Tuttavia, del tutto a sorpresa, la mattina del 12 agosto 1944, quattro unità delle SS naziste, con la complicità di fascisti italiani, circondarono e invasero il paese. Mentre molti uomini cercarono rifugio nei boschi circostanti, donne, anziani e bambini rimasero nelle proprie abitazioni, ignare dell’imminente tragedia. I nazisti, oltre a intercettare i residenti nelle zone montane, rastrellarono i civili rimasti in paese, li chiusero nelle stalle o nelle cucine delle case e li uccisero con colpi di mitra, bombe a mano, colpi di rivoltella e altre modalità di stampo terroristico. In poco più di tre ore, i nazifascisti compirono un massacro indiscriminato, lasciando sul terreno 560 vittime innocenti. Qualche mese prima dell’eccidio, nel giugno del 1944, le SS tedesche, supportate da unità della X MAS, compirono un massacro in un paese vicino, Forno, in provincia di Massa Carrara, uccidendo 72 persone.
Quali furono i motivi?
Il massacro di Sant’Anna di Stazzema fu il risultato di una complessa intersezione di motivazioni e circostanze. Innanzitutto, l’azione si inseriva in una più ampia strategia di terrore e rappresaglia adottata dai nazisti per scoraggiare il sostegno della popolazione civile ai partigiani. I tedeschi sospettavano infatti che molti abitanti della zona fornissero aiuto ai gruppi di resistenza attivi nell’area. L’operazione era anche parte di un piano anti-partigiano più vasto, poiché i nazisti ritenevano che Sant’Anna e i villaggi circostanti fossero basi operative per la resistenza.
Inoltre, in quella fase della guerra, con le forze tedesche in ritirata, era comune l’adozione di tattiche di “terra bruciata” per rallentare l’avanzata degli Alleati. Alcuni storici attribuiscono la strage anche alla brutalizzazione delle truppe tedesche in Italia: dopo anni di guerra e di indottrinamento ideologico, alcune unità delle SS erano divenute particolarmente propense a commettere atti di estrema violenza contro i civili. Questo comportamento è evidente anche in altri massacri perpetrati dai nazisti in quegli anni, come la strage di Marzabotto, in provincia di Bologna.
Le indagini e le condanne
Il cammino verso la giustizia per l’eccidio di Sant’Anna di Stazzema è stato lungo e tortuoso. Le prime indagini, condotte da americani e inglesi nell’ottobre 1944, non portarono a risultati concreti per mezzo secolo. La svolta avvenne nel 1994 con la scoperta a Roma del cosiddetto “armadio della vergogna”, contenente circa 700 fascicoli archiviati negli anni Sessanta, alcuni dei quali riguardavano il massacro di Sant’Anna.
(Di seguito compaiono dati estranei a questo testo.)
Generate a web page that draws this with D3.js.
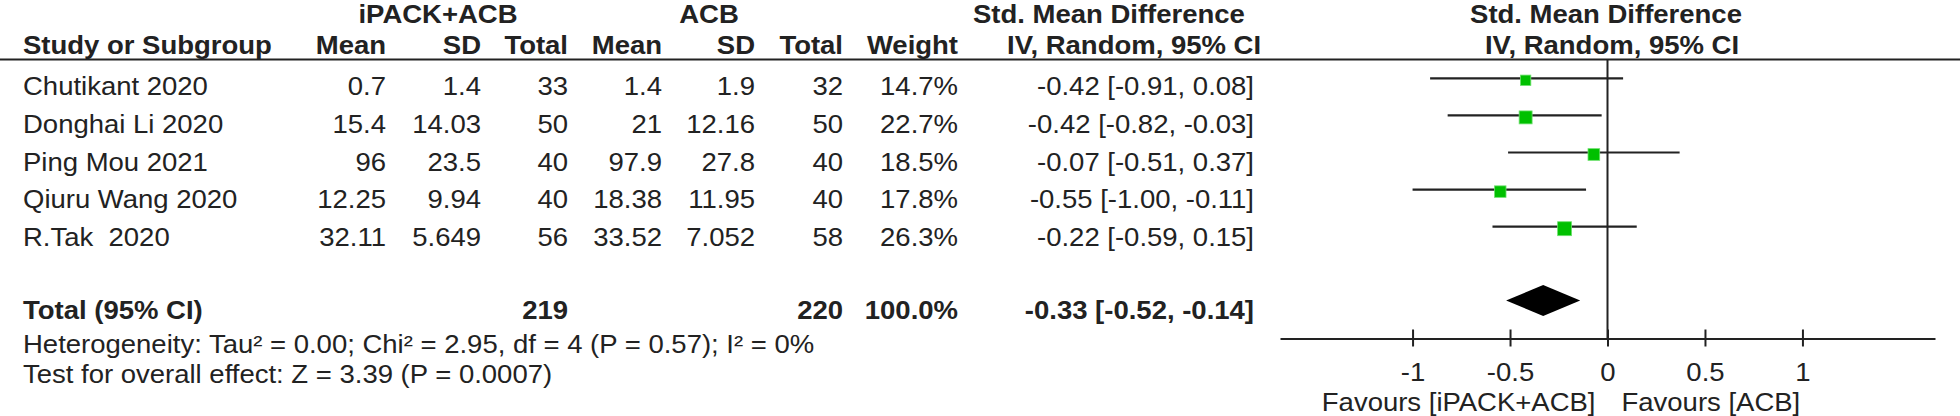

Questa scoperta diede il via a nuove indagini, non solo sul massacro stesso, ma anche sulle ragioni del precedente occultamento dei documenti. Nel 2004, presso il tribunale di La Spezia, iniziò il processo penale che si concluse l’anno successivo con la condanna all’ergastolo di dieci soldati tedeschi ritenuti responsabili della strage. La sentenza fu confermata dalla Corte di Cassazione nel 2007. Tuttavia, nel 2012 si verificò una svolta controversa: la procura di Stoccarda archiviò l’inchiesta sulla strage, sostenendo la mancanza di prove sufficienti per stabilire la “responsabilità individuale” degli accusati. Questa decisione creò un evidente contrasto con il verdetto della giustizia italiana.